Большое влияние на французское общество оказало сочинение Ж. Сервана «Солдат-гражданин», во многом развивавшее идеи Ш.-Л. Монтескьё об эффективности всеобщей воинской повинности, которая существовала в Древнем Риме[587]
. Подобные настроения затронули и профессиональных военных мыслителей. Наиболее известный из них граф Ж.-А. де Гибер (1743–1790) рекомендовал распространить военное обучение во всех классах населения, вплоть «до самых бедных деревень». «Любовь к оружию и к воинским упражнениям, привитая дворянству, – считал он, – вскоре передастся народу…» Это, по мнению Гибера, лучше организует нацию[588]. В этих проектах Сервана и Гибера, как блестяще показал современный автор Ж. де Пюимеж, проявлялся миф о «солдате-землепашце», рожденный памятью о военизированном обществе Римской республики и реализованный европейским обществом в XIX и ХХ вв.[589] Таким образом, еще в дореволюционную эпоху во Франции были созданы многие предпосылки для появления новой армии, причудливо соединившей дух свободы с изощренной формой подчинения человека военной и государственной машине.Эволюция французской армии в годы революции хорошо исследована. Среди наиболее крупных зарубежных работ отметим труды Ш.-Л. Шассена и Л. Энне, Ж. Жореса, А. Собуля, Р. Кобба, Ж.-П. Берто, С. Ф. Скотта, Р. Блауфарба, А. Форреста[590]
. Среди отечественных авторов – В. А. Бутенко, А. К. Дживелегова и О. В. Соколова[591]. Армия восприняла начало революции в целом положительно. Несмотря на создание Национальной гвардии, которая должна была во многом составить противовес регулярным частям, армия в первые месяцы приветствовала происходившие перемены. Однако с конца 1789 г. начал разрастаться конфликт внутри самой армии, вследствие чего наметился рост дезертирства, в том числе и среди офицерского состава.
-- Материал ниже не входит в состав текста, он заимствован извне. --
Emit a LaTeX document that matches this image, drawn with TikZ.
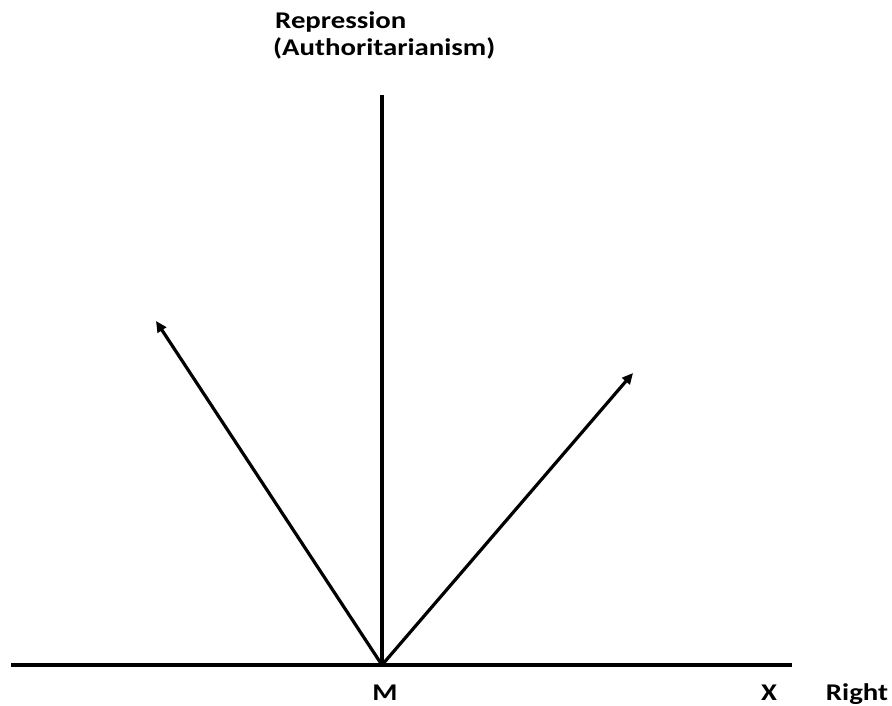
\documentclass[tikz,border=0pt]{standalone}
\usepackage{fontspec}
\setmainfont{Carlito}
\usetikzlibrary{arrows.meta}
\begin{document}
\begin{tikzpicture}[x=1pt,y=-1pt,
  axis/.style={line width=3.4pt},
  vec/.style={line width=3.2pt,-{Triangle[length=11pt,width=10pt]}},
  lbl/.style={inner sep=0pt,font=\fontsize{24}{29}\selectfont\bfseries}]
\useasboundingbox (0,0) rectangle (892,706);
\coordinate (L) at (11,665);
\coordinate (R) at (792,665);
\coordinate (O) at (382,665);
\coordinate (T) at (382,95);
\coordinate (A1) at (156,321);
\coordinate (A2) at (633,373);
\draw[axis] (L) -- (R);
\draw[axis] (O) -- (T);
\draw[vec] (O) -- (A1);
\draw[vec] (O) -- (A2);
\node[lbl,anchor=base west] (rep) at (275,29) {\scalebox{1.2}[1]{Repression}};
\node[lbl,anchor=base west] (auth) at (273,56) {\scalebox{1.2}[1]{(Authoritarianism)}};
\node[lbl,anchor=base] (M) at (385,700) {\scalebox{1.2}[1]{M}};
\node[lbl,anchor=base] (X) at (769,700) {\scalebox{1.2}[1]{X}};
\node[lbl,anchor=base] (Right) at (857,700) {\scalebox{1.2}[1]{Right}};
\end{tikzpicture}
\end{document}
Как отметил 4 июля 1790 г. военный министр де ла Тур дю Пен, офицеры покидали части, нередко эмигрируя за границу, главным образом в связи с развитием «армейской демократии», выразившейся в отказе рядовых и унтер-офицеров от соблюдения субординации[592]. Однако те офицеры, чья карьера зависела от революционных изменений, предпочли оставаться со своими полками.